# WHAT IS REQUIRED
Please transcribe the data that follows without the pictures, keeping every word the same.
※ ※ ※
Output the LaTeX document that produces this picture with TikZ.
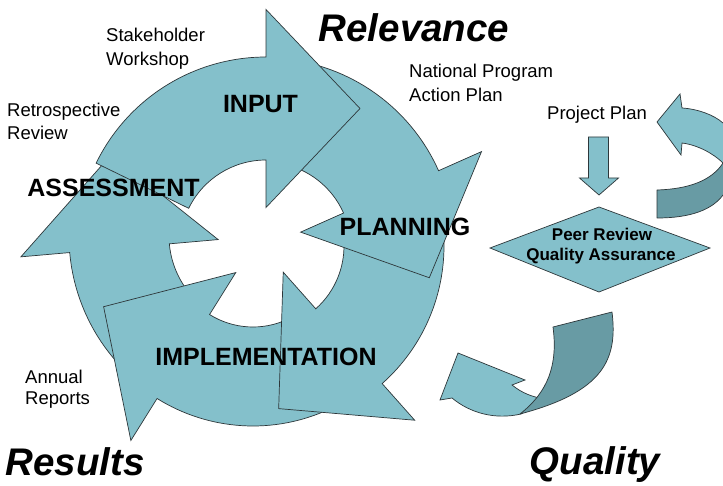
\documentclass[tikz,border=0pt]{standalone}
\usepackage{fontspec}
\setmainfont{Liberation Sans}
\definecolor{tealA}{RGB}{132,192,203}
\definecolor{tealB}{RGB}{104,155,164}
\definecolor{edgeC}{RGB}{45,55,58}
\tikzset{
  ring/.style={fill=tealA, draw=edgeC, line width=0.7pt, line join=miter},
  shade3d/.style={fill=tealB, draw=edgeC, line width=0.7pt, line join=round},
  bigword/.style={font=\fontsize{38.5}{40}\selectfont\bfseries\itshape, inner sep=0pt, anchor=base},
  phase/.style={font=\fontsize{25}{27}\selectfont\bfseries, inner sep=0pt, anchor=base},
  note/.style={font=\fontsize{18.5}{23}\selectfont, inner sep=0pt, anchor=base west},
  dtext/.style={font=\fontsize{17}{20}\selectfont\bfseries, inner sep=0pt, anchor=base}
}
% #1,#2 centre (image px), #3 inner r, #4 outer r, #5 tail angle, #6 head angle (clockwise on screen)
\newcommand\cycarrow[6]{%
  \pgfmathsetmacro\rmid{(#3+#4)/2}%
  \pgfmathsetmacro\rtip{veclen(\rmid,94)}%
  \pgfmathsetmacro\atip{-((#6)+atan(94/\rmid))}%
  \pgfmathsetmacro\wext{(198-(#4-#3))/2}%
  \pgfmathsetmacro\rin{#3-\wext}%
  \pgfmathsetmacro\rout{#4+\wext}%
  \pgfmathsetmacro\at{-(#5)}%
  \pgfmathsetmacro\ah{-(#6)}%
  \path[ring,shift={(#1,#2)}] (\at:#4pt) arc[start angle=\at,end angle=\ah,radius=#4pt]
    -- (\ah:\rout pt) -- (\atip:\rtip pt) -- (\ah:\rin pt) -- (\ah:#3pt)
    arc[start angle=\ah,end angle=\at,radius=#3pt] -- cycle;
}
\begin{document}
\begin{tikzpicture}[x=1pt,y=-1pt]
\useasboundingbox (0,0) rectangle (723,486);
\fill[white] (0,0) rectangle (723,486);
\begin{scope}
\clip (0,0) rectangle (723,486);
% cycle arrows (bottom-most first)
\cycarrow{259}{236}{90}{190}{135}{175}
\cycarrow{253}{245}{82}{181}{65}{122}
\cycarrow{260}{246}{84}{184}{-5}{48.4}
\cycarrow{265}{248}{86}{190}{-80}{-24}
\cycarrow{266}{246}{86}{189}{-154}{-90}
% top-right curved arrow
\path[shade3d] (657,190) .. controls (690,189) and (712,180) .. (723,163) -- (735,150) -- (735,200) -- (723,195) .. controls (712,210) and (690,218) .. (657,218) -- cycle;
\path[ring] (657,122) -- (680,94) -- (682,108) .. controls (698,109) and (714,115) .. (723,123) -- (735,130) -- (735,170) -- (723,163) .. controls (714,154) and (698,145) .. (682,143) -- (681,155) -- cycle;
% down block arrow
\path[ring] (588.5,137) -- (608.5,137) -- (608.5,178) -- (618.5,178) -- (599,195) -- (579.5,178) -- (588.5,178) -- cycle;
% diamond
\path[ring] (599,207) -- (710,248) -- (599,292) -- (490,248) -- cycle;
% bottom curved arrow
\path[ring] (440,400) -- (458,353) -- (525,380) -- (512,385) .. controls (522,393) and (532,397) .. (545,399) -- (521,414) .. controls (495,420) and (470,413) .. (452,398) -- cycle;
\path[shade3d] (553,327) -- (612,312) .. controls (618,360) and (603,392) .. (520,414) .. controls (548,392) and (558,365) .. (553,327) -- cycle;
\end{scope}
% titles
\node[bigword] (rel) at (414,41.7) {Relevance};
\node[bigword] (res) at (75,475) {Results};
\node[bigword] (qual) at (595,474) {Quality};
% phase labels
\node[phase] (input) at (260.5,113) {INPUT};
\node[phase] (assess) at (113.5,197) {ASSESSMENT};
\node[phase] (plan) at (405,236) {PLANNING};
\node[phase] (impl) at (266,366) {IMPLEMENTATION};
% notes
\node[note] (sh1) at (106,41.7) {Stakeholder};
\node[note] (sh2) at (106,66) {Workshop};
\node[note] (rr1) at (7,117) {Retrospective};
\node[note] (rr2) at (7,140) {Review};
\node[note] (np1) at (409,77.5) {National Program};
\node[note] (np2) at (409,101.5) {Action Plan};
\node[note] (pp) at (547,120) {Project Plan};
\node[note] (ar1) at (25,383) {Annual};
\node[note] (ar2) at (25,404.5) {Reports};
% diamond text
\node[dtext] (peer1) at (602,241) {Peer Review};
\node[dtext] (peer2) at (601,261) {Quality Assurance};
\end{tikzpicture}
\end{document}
※ ※ ※
# EXERCISE OUTPUT
Output the LaTeX document that produces this picture with TikZ.
\documentclass[tikz,border=0pt]{standalone}
\usepackage{fontspec}
\setmainfont{Liberation Sans}
\definecolor{tealA}{RGB}{132,192,203}
\definecolor{tealB}{RGB}{104,155,164}
\definecolor{edgeC}{RGB}{45,55,58}
\tikzset{
  ring/.style={fill=tealA, draw=edgeC, line width=0.7pt, line join=miter},
  shade3d/.style={fill=tealB, draw=edgeC, line width=0.7pt, line join=round},
  bigword/.style={font=\fontsize{38.5}{40}\selectfont\bfseries\itshape, inner sep=0pt, anchor=base},
  phase/.style={font=\fontsize{25}{27}\selectfont\bfseries, inner sep=0pt, anchor=base},
  note/.style={font=\fontsize{18.5}{23}\selectfont, inner sep=0pt, anchor=base west},
  dtext/.style={font=\fontsize{17}{20}\selectfont\bfseries, inner sep=0pt, anchor=base}
}
% #1,#2 centre (image px), #3 inner r, #4 outer r, #5 tail angle, #6 head angle (clockwise on screen)
\newcommand\cycarrow[6]{%
  \pgfmathsetmacro\rmid{(#3+#4)/2}%
  \pgfmathsetmacro\rtip{veclen(\rmid,94)}%
  \pgfmathsetmacro\atip{-((#6)+atan(94/\rmid))}%
  \pgfmathsetmacro\wext{(198-(#4-#3))/2}%
  \pgfmathsetmacro\rin{#3-\wext}%
  \pgfmathsetmacro\rout{#4+\wext}%
  \pgfmathsetmacro\at{-(#5)}%
  \pgfmathsetmacro\ah{-(#6)}%
  \path[ring,shift={(#1,#2)}] (\at:#4pt) arc[start angle=\at,end angle=\ah,radius=#4pt]
    -- (\ah:\rout pt) -- (\atip:\rtip pt) -- (\ah:\rin pt) -- (\ah:#3pt)
    arc[start angle=\ah,end angle=\at,radius=#3pt] -- cycle;
}
\begin{document}
\begin{tikzpicture}[x=1pt,y=-1pt]
\useasboundingbox (0,0) rectangle (723,486);
\fill[white] (0,0) rectangle (723,486);
\begin{scope}
\clip (0,0) rectangle (723,486);
% cycle arrows (bottom-most first)
\cycarrow{259}{236}{90}{190}{135}{175}
\cycarrow{253}{245}{82}{181}{65}{122}
\cycarrow{260}{246}{84}{184}{-5}{48.4}
\cycarrow{265}{248}{86}{190}{-80}{-24}
\cycarrow{266}{246}{86}{189}{-154}{-90}
% top-right curved arrow
\path[shade3d] (657,190) .. controls (690,189) and (712,180) .. (723,163) -- (735,150) -- (735,200) -- (723,195) .. controls (712,210) and (690,218) .. (657,218) -- cycle;
\path[ring] (657,122) -- (680,94) -- (682,108) .. controls (698,109) and (714,115) .. (723,123) -- (735,130) -- (735,170) -- (723,163) .. controls (714,154) and (698,145) .. (682,143) -- (681,155) -- cycle;
% down block arrow
\path[ring] (588.5,137) -- (608.5,137) -- (608.5,178) -- (618.5,178) -- (599,195) -- (579.5,178) -- (588.5,178) -- cycle;
% diamond
\path[ring] (599,207) -- (710,248) -- (599,292) -- (490,248) -- cycle;
% bottom curved arrow
\path[ring] (440,400) -- (458,353) -- (525,380) -- (512,385) .. controls (522,393) and (532,397) .. (545,399) -- (521,414) .. controls (495,420) and (470,413) .. (452,398) -- cycle;
\path[shade3d] (553,327) -- (612,312) .. controls (618,360) and (603,392) .. (520,414) .. controls (548,392) and (558,365) .. (553,327) -- cycle;
\end{scope}
% titles
\node[bigword] (rel) at (414,41.7) {Relevance};
\node[bigword] (res) at (75,475) {Results};
\node[bigword] (qual) at (595,474) {Quality};
% phase labels
\node[phase] (input) at (260.5,113) {INPUT};
\node[phase] (assess) at (113.5,197) {ASSESSMENT};
\node[phase] (plan) at (405,236) {PLANNING};
\node[phase] (impl) at (266,366) {IMPLEMENTATION};
% notes
\node[note] (sh1) at (106,41.7) {Stakeholder};
\node[note] (sh2) at (106,66) {Workshop};
\node[note] (rr1) at (7,117) {Retrospective};
\node[note] (rr2) at (7,140) {Review};
\node[note] (np1) at (409,77.5) {National Program};
\node[note] (np2) at (409,101.5) {Action Plan};
\node[note] (pp) at (547,120) {Project Plan};
\node[note] (ar1) at (25,383) {Annual};
\node[note] (ar2) at (25,404.5) {Reports};
% diamond text
\node[dtext] (peer1) at (602,241) {Peer Review};
\node[dtext] (peer2) at (601,261) {Quality Assurance};
\end{tikzpicture}
\end{document}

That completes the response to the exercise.